I'm almost ready to challenge myself again. I've given myself a week off to recover from what was a kind of 'throat cold'. My throat has been hurting for weeks and finally the thing sputtered to life, causing helpless fits of repetitive coughing and a throat that felt like it contained a hard, angry red box whenever I swallowed. The cold's almost run its course but the sore throat gets worse at night, so much so that whenever I lie down the phlegm burns it and I can't sleep.
J has sauntered into my life. One minute I was uncertain, frightened, waiting outside Readings bookstore for this acerbic stranger to appear. We had 'hooked up', for want of a better term, on an 'adult' internet dating site. The next thing he was walking beside me apologising for being late and my first impression was that his chunky, olive face and body were solid, assimilable, and that there was no awkwardness of one person being taller. He is wrong in every way that matters – fashion sense, suburb sense, interest in books – but that makes it, somehow, possible.

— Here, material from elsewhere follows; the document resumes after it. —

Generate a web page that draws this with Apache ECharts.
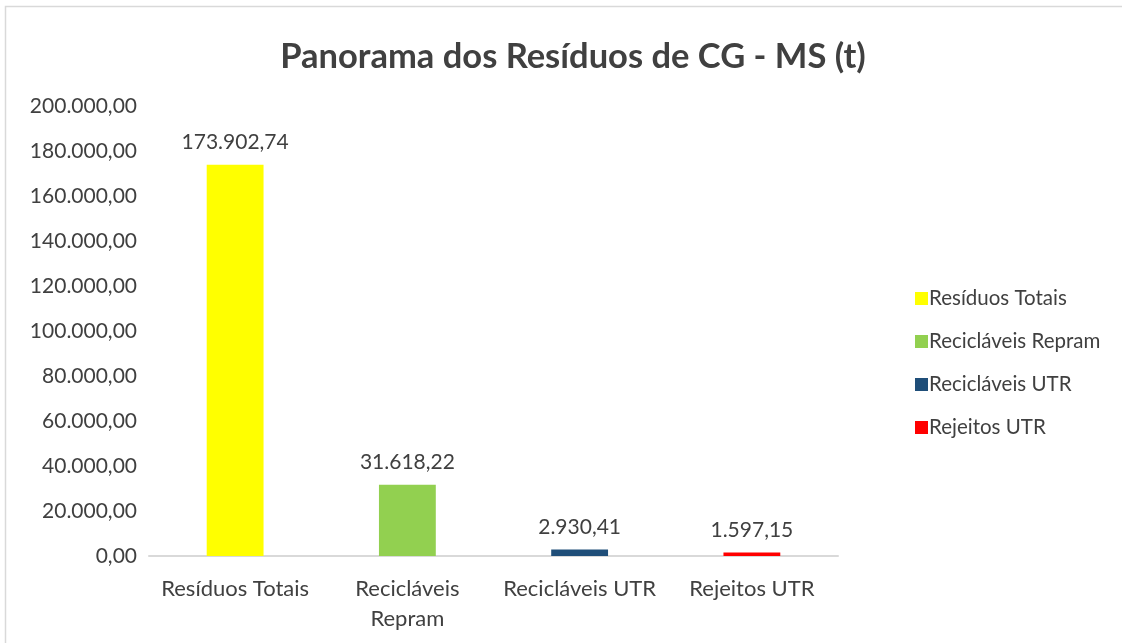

And will it be? I have no idea. All I know is that it is the first relationship in living memory where I am using my intuition and not my rational mind. I'm taking it meeting by meeting. After the first time I assumed it would be a one-night stand. I left his place squinting in the hot midday Blackburn sunlight, totally enervated, appalled at his sleep-induced farts and rubbings, relieved to think I'd probably never see him again. 'See you round', he complained after my perfunctory lip smack. I motored away, up and down the Glen Waverley hills and into my blessedly solitary life.
But afterwards I felt as if I had abandoned him to all that was not easily solvable – his unemployment, his regret at moving, his own solitude. I had abandoned him and still my pelvis felt heavy with his body, my organs had plugged into his and still reverberated. I kept on remembering how he had been turned from me in the dim lit morning, the back of his head lodged deep in the pillow, his body doona-covered, his short dark hair all unmoving when he murmured 'I'm awake'. Such consciousness in the stillness, like something light and unknown watching me from an unseen vantage point.